Sapiens: A Brief History of Humankind by Yuval Noah Harari

My rating: 4 of 5 stars

This is a tough one to review, this book packs a heavy punch.

On the surface, this is a book that is essentially an anthropological history of history itself when it comes to our species. There are numerous interesting points when it comes to the development and cultural evolution of the human race, some of which have changed the way I look at historical events and revolutions.

The most widely referenced in regards to this book is Harari’s opinion on the Agricultural Revolution. This was the first time I had come across such an opinion regarding how it was widely a step backwards for our species and it was very eye opening to see things from the other side of the fence. Its intriguing that as much as we believed ourselves to be moving forward and making lives easy for ourselves, we actually fell victim to the Luxury Trap, meaning that our new luxuries require more work to be done in order to maintain them. This I believe is an extremely important concept that we should all understand so that we can break the cycle in order to live more fulfilling lives. I know its something that I will be working on.

However, his point on the Agricultural Revolution isn’t his greatest work in the book as other reviews may lead you to believe. I see his greatest achievement in this book as filling in the gaps in history that are often left unexplained or assumed. For example, why did the Scientific Revolution mainly occur in Europe when the tools for it had already been invented and discovered in other parts of the world? What were the sociological and geopolitical factors that led to developments in some parts of the world and not the other? How did the philosophical views of society influence the ways they saw crime and punishment 500 years ago as compared to today? These questions and more are addressed in this book. This alone made it a beneficial read for me, too often history books may overlook the ‘why’ in favour of the ‘how’, but this book fills some of those gaps.

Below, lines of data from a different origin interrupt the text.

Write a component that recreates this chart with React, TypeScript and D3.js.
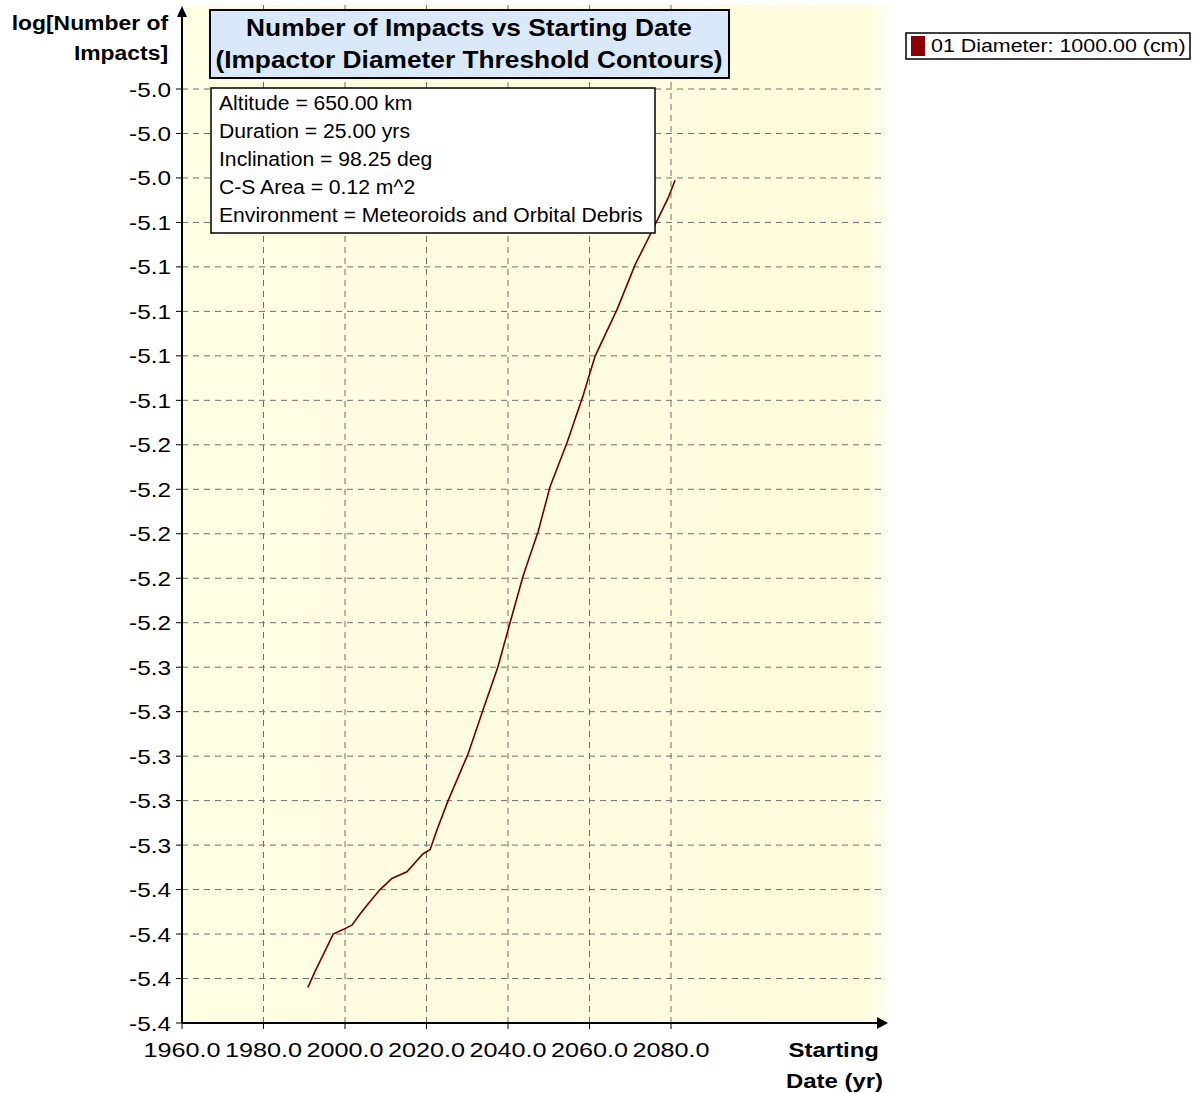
import React from "react";
import * as d3 from "d3";

const years = [1990.9, 1992.6, 1995.8, 1997.1, 1999.5, 2001.7, 2003.7, 2005.4, 2008.6, 2011.5, 2015.2, 2019.1, 2020.9, 2022.6, 2025.3, 2030.2, 2033.9, 2037.5, 2040.5, 2043.7, 2047.4, 2050.3, 2054.5, 2058.4, 2061.4, 2066.8, 2071.2, 2075.3, 2079.3, 2081.0];
const logImpacts = [-5.404, -5.397, -5.385, -5.380, -5.378, -5.376, -5.371, -5.367, -5.360, -5.355, -5.352, -5.344, -5.342, -5.333, -5.320, -5.299, -5.279, -5.260, -5.240, -5.219, -5.199, -5.179, -5.159, -5.138, -5.120, -5.099, -5.079, -5.064, -5.049, -5.041];

const xTicks = [1960, 1980, 2000, 2020, 2040, 2060, 2080];
const yTicks = [-5.0, -5.02, -5.04, -5.06, -5.08, -5.1, -5.12, -5.14, -5.16, -5.18, -5.2, -5.22, -5.24, -5.26, -5.28, -5.3, -5.32, -5.34, -5.36, -5.38, -5.4, -5.42];

const titleLines = ["Number of Impacts vs Starting Date", "(Impactor Diameter Threshold Contours)"];
const infoLines = ["Altitude = 650.00 km", "Duration = 25.00 yrs", "Inclination = 98.25 deg", "C-S Area = 0.12 m^2", "Environment = Meteoroids and Orbital Debris"];
const legendLabel = "01 Diameter: 1000.00 (cm)";
const yTitle = ["log[Number of", "Impacts]"];
const xTitle = ["Starting", "Date (yr)"];

const FONT = "'Liberation Sans', Arial, sans-serif";

function T({ x, y, anchor = "start", size, bold = false, sx = 1, children }: any) {
  return (
    <text
      transform={`translate(${x},${y}) scale(${sx},1)`}
      textAnchor={anchor}
      fontSize={size}
      fontWeight={bold ? "bold" : "normal"}
      fontFamily={FONT}
      fill="#000"
    >
      {children}
    </text>
  );
}

export default function App() {
  const left = 182, right = 887, top = 5, bottom = 1023;
  const x = d3.scaleLinear().domain([1960, 2080]).range([182, 671]);
  const y = d3.scaleLinear().domain([-5.42, -5.0]).range([1023, 89]);
  const line = d3.line<number>().x((_, i) => x(years[i])).y((d) => y(d));
  const pathD = line(logImpacts) || "";

  return (
    <svg width={1199} height={1093} style={{ position: "absolute", left: 0, top: 0, background: "#fff" }}>
      <defs>
        <linearGradient id="bg" x1="0" x2="1" y1="0" y2="0">
          <stop offset="0" stopColor="#FFFDE2" />
          <stop offset="0.97" stopColor="#FFFCDE" />
          <stop offset="1" stopColor="#FFFEEE" />
        </linearGradient>
      </defs>
      <rect x={left} y={top} width={right - left} height={bottom - top} fill="url(#bg)" />

      {/* gridlines */}
      {yTicks.slice(0, -1).map((t) => (
        <line key={"hg" + t} x1={left} x2={right - 2} y1={y(t)} y2={y(t)} stroke="#707068" strokeWidth={1} strokeDasharray="6,5" />
      ))}
      {xTicks.slice(1).map((t) => (
        <line key={"vg" + t} x1={x(t)} x2={x(t)} y1={top} y2={bottom} stroke="#707068" strokeWidth={1} strokeDasharray="6,5" />
      ))}

      {/* data line */}
      <path d={pathD} fill="none" stroke="#700000" strokeWidth={1.6} />

      {/* axes */}
      <line x1={left} x2={left} y1={bottom} y2={14} stroke="#000" strokeWidth={2} />
      <path d={`M${left - 5},${17} L${left},${6} L${left + 5},${17} Z`} fill="#000" />
      <line x1={left} x2={880} y1={bottom} y2={bottom} stroke="#000" strokeWidth={2} />
      <path d={`M${877},${bottom - 6} L${888},${bottom} L${877},${bottom + 6} Z`} fill="#000" />

      {/* y ticks */}
      {yTicks.map((t) => (
        <g key={"yt" + t}>
          <line x1={left - 6} x2={left} y1={y(t)} y2={y(t)} stroke="#000" strokeWidth={1} />
          <T x={171} y={y(t) + 7.5} anchor="end" size={21} sx={1.16}>{t.toFixed(1)}</T>
        </g>
      ))}
      {/* x ticks */}
      {xTicks.map((t) => (
        <g key={"xt" + t}>
          <line x1={x(t)} x2={x(t)} y1={bottom} y2={bottom + 6} stroke="#000" strokeWidth={1} />
          <T x={x(t)} y={1057} anchor="middle" size={21} sx={1.2}>{t.toFixed(1)}</T>
        </g>
      ))}

      {/* axis titles */}
      <T x={168} y={30} anchor="end" size={21} bold sx={1.09}>{yTitle[0]}</T>
      <T x={168} y={60} anchor="end" size={21} bold sx={1.09}>{yTitle[1]}</T>
      <T x={879} y={1057} anchor="end" size={21} bold sx={1.14}>{xTitle[0]}</T>
      <T x={883} y={1088} anchor="end" size={21} bold sx={1.14}>{xTitle[1]}</T>

      {/* title box */}
      <rect x={210} y={10} width={519} height={68} fill="#DAE9F9" stroke="#000" strokeWidth={2} />
      <T x={469} y={36} anchor="middle" size={23.5} bold sx={1.12}>{titleLines[0]}</T>
      <T x={469} y={68} anchor="middle" size={23.5} bold sx={1.12}>{titleLines[1]}</T>

      {/* info box */}
      <rect x={211} y={88} width={444} height={145} fill="#fff" stroke="#000" strokeWidth={1.5} />
      {infoLines.map((s, i) => (
        <T key={s} x={219} y={110 + i * 28} size={19.5} sx={1.085}>{s}</T>
      ))}

      {/* legend */}
      <rect x={906} y={33} width={284} height={26} fill="#fff" stroke="#000" strokeWidth={1.5} />
      <rect x={911} y={36} width={14} height={20} fill="#8B0000" />
      <T x={931} y={52} size={18} sx={1.19}>{legendLabel}</T>
    </svg>
  );
}
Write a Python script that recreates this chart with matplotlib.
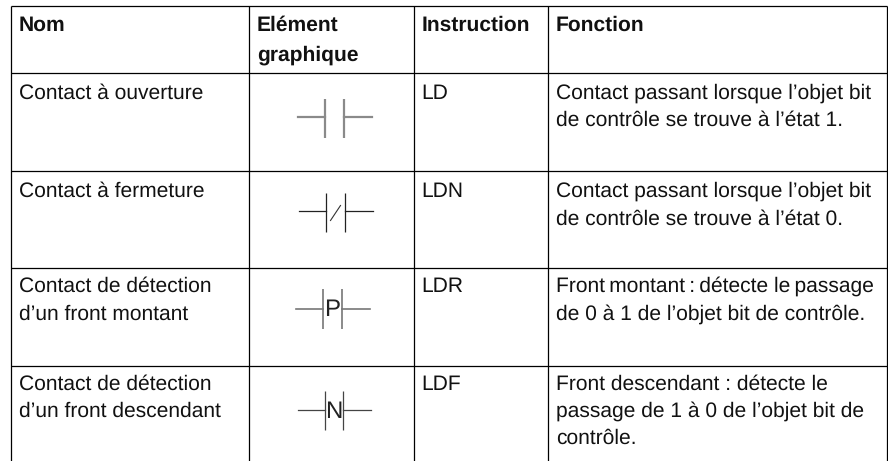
import matplotlib
matplotlib.use('Agg')
import matplotlib.pyplot as plt

plt.rcParams['font.family'] = ['Liberation Sans', 'DejaVu Sans']
plt.rcParams['text.hinting'] = 'none'
plt.rcParams['text.hinting_factor'] = 1

headers = [['Nom'], ['Elément', 'graphique'], ['Instruction'], ['Fonction']]
noms = [['Contact à ouverture'],
        ['Contact à fermeture'],
        ['Contact de détection', 'd’un front montant'],
        ['Contact de détection', 'd’un front descendant']]
instructions = ['LD', 'LDN', 'LDR', 'LDF']
fonctions = [['Contact passant lorsque l’objet bit', 'de contrôle se trouve à l’état 1.'],
             ['Contact passant lorsque l’objet bit', 'de contrôle se trouve à l’état 0.'],
             ['Front\u2009montant\u2009:\u2009détecte le\u2009passage', 'de 0 à 1 de l’objet bit de contrôle.'],
             ['Front descendant : détecte le', 'passage de 1 à 0 de l’objet bit de', 'contrôle.']]
symbol_letters = ['', '/', 'P', 'N']

# grid, in pixels
col_x = [10.5, 248.5, 413.5, 547.5, 886.5]
row_y = [6.5, 73, 171, 267.5, 365.5]
text_x = [18.5, 257, 421.5, 556]
head_base = [31, 61]
row_base = [[98.7, 126], [196.7, 224.5], [291.7, 319.3], [390, 416.7, 443.3]]

# left stub start, first bar, second bar, right stub end, bar top, bar bottom, wire y
sym = [[297.5, 325, 343.5, 371.5, 98.7, 137.7, 117.5],
       [298.7, 326, 344.5, 372.7, 192.7, 231.7, 211],
       [296, 323.3, 341.5, 370, 289.3, 329.3, 308.7],
       [297.5, 324.5, 342.5, 370.7, 391, 430, 410.3]]
sym_col = ['#8a8a8a', '#222222', '#777777', '#444444']
sym_lw = [1.6, 0.9, 1.2, 0.9]

fs = 15.2
fig = plt.figure(figsize=(8.88, 4.61), dpi=100)
ax = fig.add_axes([0, 0, 1, 1])
ax.set_xlim(0, 888)
ax.set_ylim(461, 0)
ax.axis('off')

ax.hlines(row_y, col_x[0], col_x[-1], color='black', lw=0.9)
ax.vlines(col_x, row_y[0], 461, color='black', lw=0.9)


def put(x, y, s, **kw):
    ax.text(x, y, s, fontsize=fs, color='#111111', va='baseline', ha='left', **kw)


for i, lines in enumerate(headers):
    for j, s in enumerate(lines):
        put(text_x[i], head_base[j], s, fontweight='bold')

for r in range(4):
    for j, s in enumerate(noms[r]):
        put(text_x[0], row_base[r][j], s)
    put(text_x[2], row_base[r][0], instructions[r])
    for j, s in enumerate(fonctions[r]):
        put(text_x[3], row_base[r][j], s)

    x0, b1, b2, x1, top, bot, wire = sym[r]
    c, lw = sym_col[r], sym_lw[r]
    ax.plot([x0, b1], [wire, wire], color=c, lw=lw)
    ax.plot([b2, x1], [wire, wire], color=c, lw=lw)
    ax.vlines([b1, b2], top, bot, color=c, lw=lw)
    letter = symbol_letters[r]
    if letter == '/':
        ax.plot([b1 + 4.5, b1 + 14.5], [wire + 9.5, wire - 5.5], color='#333333', lw=0.8)
    elif letter:
        ax.text((b1 + b2) / 2, wire + 1.5, letter, fontsize=17, color='#222222',
                ha='center', va='center')

fig.savefig('out.png', dpi=100)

Harari’s approach into discussing such ‘why’ questions can often feel as though there are no other opinions. This is one thing I didnt like about the book. At times I found myself being led into a rabbit hole of thinking that I had to mentally unshackle myself from so as to not blindly believe everything Harari stated. This isnt necessarily a bad thing, but when it comes to Harari’s perspective on Religion I sometimes found him ill-informed and lacking. Despite the great research present in the rest of the book. it would be dangerous to blindly take every idea on board, but this is the same for most books.

One thing I am specifically impressed about is one of Harari’s ending chapters on the measure of happiness over time. While Historians diligently write and document history, we barely know much about the real impacts of such events and revolutions upon the happiness of individuals, indeed it is only a recent area of study and not one with a lot of evidence for psychologists to analyse historically. Nonetheless, the essential questions are asked. If the exact same levels of happiness and achievement were felt by a peasant building a mud hut for his family 2000 years ago as compared to a person taking ownership of a luxury mansion today, have we really made progress? Have our struggles and advancement really been worth it? Tough questions that sound simple on the surface, but are much more complex when looked at philosophically.

All in all, despite some personal disagreements with Harari’s view on Religion, I learnt a TONNE of new things from this book. I widened my horizons and learnt countless new concepts. It is a long read, but very efficient in terms of the things you will learn.